>> Begin Raw data

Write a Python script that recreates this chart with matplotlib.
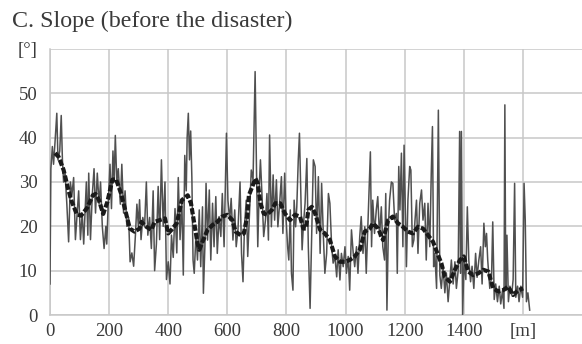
import matplotlib
matplotlib.use("Agg")
import matplotlib.pyplot as plt

# ---- data ----
title = "C. Slope (before the disaster)"
x_ticks = [0, 200, 400, 600, 800, 1000, 1200, 1400, 1600]
x_labels = ["0", "200", "400", "600", "800", "1000", "1200", "1400", "[m]"]
y_ticks = [0, 10, 20, 30, 40, 50, 60]
y_labels = ["0", "10", "20", "30", "40", "50", "[°]"]

dist_raw = [0, 3, 8, 12, 17, 23, 27, 33, 38, 42, 46, 51, 57, 63, 69, 74, 80, 86, 91, 97,
            103, 109, 114, 120, 123, 128, 131, 137, 143, 149, 154, 160, 166, 171, 177, 183, 189, 192, 197,
            203, 208, 213, 217, 221, 226, 231, 238, 243, 249, 254, 260, 266, 271, 277, 283, 289, 294, 299,
            303, 308, 314, 320, 326, 331, 337, 343, 349, 354, 360, 366, 371, 377, 383, 389, 394,
            400, 406, 411, 417, 423, 429, 434, 440, 446, 451, 456, 461, 464, 468, 472, 476, 480, 484, 488, 494, 499,
            505, 510, 516, 519, 524, 528, 533, 539, 544, 550, 555, 561, 566, 572, 578, 583, 589, 597,
            602, 608, 613, 619, 625, 630, 636, 643, 648, 653, 658, 664, 669, 675, 681, 687, 694, 699,
            703, 708, 712, 718, 723, 729, 734, 739, 743, 749, 755, 760, 766, 771, 777, 783, 788, 794, 799,
            804, 808, 813, 817, 822, 826, 831, 835, 840, 844, 849, 853, 857, 863, 869, 874, 880, 886, 891, 897,
            902, 908, 914, 919, 925, 930, 936, 942, 947, 953, 958, 964, 970, 975, 981, 986, 992, 998,
            1003, 1009, 1014, 1020, 1026, 1031, 1037, 1042, 1048, 1053, 1059, 1065, 1070, 1076, 1080, 1084, 1088, 1092, 1098,
            1104, 1109, 1115, 1121, 1126, 1132, 1136, 1140, 1145, 1149, 1155, 1160, 1166, 1172, 1175, 1180, 1184, 1189, 1194, 1198,
            1202, 1206, 1211, 1217, 1221, 1226, 1231, 1235, 1240, 1245, 1251, 1257, 1262, 1268, 1273, 1279, 1285, 1290, 1294, 1298,
            1302, 1308, 1314, 1319, 1324, 1330, 1336, 1341, 1347, 1353, 1358, 1364, 1370, 1375, 1381, 1386, 1389, 1392, 1396,
            1401, 1407, 1412, 1417, 1423, 1428, 1434, 1440, 1445, 1451, 1457, 1462, 1468, 1473, 1477, 1481, 1488, 1494, 1498,
            1503, 1508, 1514, 1520, 1525, 1531, 1536, 1539, 1542, 1546, 1551, 1556, 1562, 1567, 1572, 1576, 1582, 1587, 1593, 1599,
            1604, 1608, 1612, 1617, 1623]
slope_raw = [7, 33, 38, 34, 39, 45.5, 35, 37, 45, 35, 30, 32, 25, 16.5, 30, 27, 31, 17, 22, 28,
             17, 23, 16, 25, 30, 18, 32, 17, 27, 33, 23, 32, 25, 30, 20, 15, 20, 16, 25,
             34, 24, 37, 30, 40.5, 30, 33, 25, 34, 23, 28, 20, 22, 12, 14, 11, 18, 25, 20,
             26, 17, 22, 20, 30, 18, 22, 15, 28, 10, 16, 29, 17, 35, 20, 30, 8,
             12, 7, 18, 13, 24, 14, 31, 17, 26, 9, 36, 28, 40, 45.5, 35, 41.5, 31, 12.4, 9.4, 18.4, 12.4,
             23.7, 10.9, 24.4, 4.9, 15.4, 29.7, 16.9, 28.2, 12.4, 25.2, 15.4, 26.7, 13.9, 22.2, 17.7, 27.4, 15.4, 41,
             25.9, 21.4, 26.3, 16.9, 23.7, 15.4, 19.2, 30, 13.9, 7.5, 19.9, 25.9, 13.2, 22.9, 32.7, 30.5, 54.9, 31.2,
             15.4, 28.9, 35, 25.9, 17.7, 21.4, 27.4, 16.9, 40.6, 19.9, 31.6, 21.4, 30.5, 19.9, 25.2, 31.2, 18.4, 32, 21.4,
             15.4, 12.4, 23.7, 9.4, 5.6, 25.9, 19.9, 24.4, 35, 41, 25.9, 14.7, 19.9, 25.2, 35.3, 15.4, 1.5, 19.9, 35, 33.5,
             18.4, 31.2, 13.9, 29.7, 17.7, 9.4, 13.9, 27.4, 25.2, 15.4, 11.7, 13.2, 8.6, 14.7, 7.9, 13.9, 10.9, 15.4,
             9.4, 13.2, 5.6, 19.2, 13.9, 10.9, 15.4, 9.4, 17.7, 22.2, 13.9, 19.9, 9.4, 21.4, 28.9, 36.8, 15.4, 25.9, 18.4,
             23.7, 26.7, 17.7, 24.4, 15.4, 12.4, 27.4, 1.1, 19.9, 25.9, 30, 29.7, 21.4, 22.9, 9.4, 33.5, 23.7, 36.5, 15.4, 38.3,
             25.2, 10.9, 25.9, 33.5, 32.7, 15.4, 16.9, 21.4, 25.9, 13.9, 25.2, 28.2, 21.4, 25.2, 12.4, 25.2, 15.4, 32, 42.5, 10.9,
             13.9, 6, 46.2, 9, 6, 11, 5, 9.5, 3, 8, 12.4, 7, 12, 6, 10, 41.4, 9.4, 41.4, 0,
             12.4, 8, 24.4, 12.4, 7.5, 11, 6, 13.9, 8.5, 12.4, 15.4, 7, 20.7, 15.4, 18.4, 12.4, 6, 8.6, 21,
             3.5, 7, 3, 6.5, 2.5, 5.5, 1.5, 47.4, 5.5, 18, 3, 6.5, 4.5, 8, 29.7, 4, 6.5, 3, 6.5, 4,
             29.7, 21.4, 3, 5, 1.1]

dist_smooth = [17, 29, 46, 63, 74, 91, 105, 126, 145, 154, 165, 180, 194, 211, 223, 240, 257, 270, 286,
               303, 309, 326, 343, 354, 371, 389, 400, 411, 429, 446, 466, 477, 488, 499, 505, 516, 533, 550, 566, 583,
               600, 617, 628, 645, 656, 667, 673, 684, 695, 703, 712, 723, 734, 751, 762, 779, 795,
               812, 829, 846, 857, 866, 874, 886, 897, 914, 930, 947, 964, 981, 998,
               1014, 1031, 1048, 1065, 1082, 1093, 1110, 1127, 1144, 1160, 1177, 1194,
               1211, 1228, 1245, 1262, 1279, 1296, 1313, 1324, 1336, 1353, 1370, 1387, 1400,
               1415, 1432, 1449, 1466, 1483, 1500, 1517, 1533, 1550, 1567, 1584, 1601]
slope_smooth = [36.5, 35.7, 32.7, 28, 25.5, 22.7, 22.4, 24.2, 27, 27.3, 26, 22.8, 25.5, 30.5, 30.7, 27.5, 23, 19.5, 18.8,
                19.5, 21, 19.9, 19.2, 21, 21.4, 21.8, 18.4, 19.2, 20.7, 25.9, 27, 25.2, 20.7, 16.2, 14.7, 16.5, 19.2, 20.3, 21, 22.2,
                22.6, 21.4, 18.8, 18, 18.4, 22.2, 27, 28.9, 30.8, 29.7, 25.2, 22.9, 22.6, 23.7, 25.2, 25.2, 22.9,
                21.4, 22.6, 22.2, 19.5, 19.5, 23.7, 24.4, 22.9, 19.2, 18.4, 16.9, 13.2, 12, 12,
                12.4, 13.2, 14.7, 18.8, 19.5, 20.7, 19.5, 16.9, 21.4, 22.2, 20.7, 19.9,
                18.8, 18.4, 19.9, 19.5, 18, 16.5, 13.5, 11.7, 8.6, 7.5, 10.2, 12.4, 13.2,
                9.8, 9, 9.4, 10.2, 9.8, 6, 5.3, 5.6, 6.4, 4.5, 5.6, 6]

# ---- figure ----
plt.rcParams['font.family'] = ['Liberation Serif', 'DejaVu Serif']
fig = plt.figure(figsize=(5.82, 3.44), dpi=100)
ax = fig.add_axes([50 / 582, 29 / 344, 1 - 50 / 582, 0.7733])

grid_c = '#c8c8c8'
txt_c = '#3a3a3a'

ax.plot(dist_raw, slope_raw, color='#505050', lw=1.1, zorder=3)
ax.plot(dist_smooth, slope_smooth, color='#1a1a1a', lw=3.0,
        linestyle=(0, (1.5, 0.5)), zorder=4)

ax.set_xlim(0, 1800)
ax.set_ylim(0, 60)
ax.set_xticks(x_ticks)
ax.set_xticklabels(x_labels)
ax.set_yticks(y_ticks)
ax.set_yticklabels(y_labels)
ax.tick_params(axis='both', length=0, labelsize=13.5, colors=txt_c)
ax.tick_params(axis='x', pad=6)
ax.tick_params(axis='y', pad=9)
ax.grid(True, color=grid_c, lw=1.1, zorder=0)
ax.set_axisbelow(True)
for s in ['top', 'right']:
    ax.spines[s].set_visible(False)
for s in ['left', 'bottom']:
    ax.spines[s].set_color(grid_c)
    ax.spines[s].set_linewidth(1.1)

fig.text(12.5 / 582, 1 - 27 / 344, title, fontsize=17.3, color=txt_c,
         ha='left', va='baseline')

fig.savefig('out.png', dpi=100)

>> End Raw data

**Aim**
Find each line with the string "matplotlib" and copy it out.

**Completed task**
Write a Python script that recreates this chart with matplotlib.
import matplotlib
matplotlib.use("Agg")
import matplotlib.pyplot as plt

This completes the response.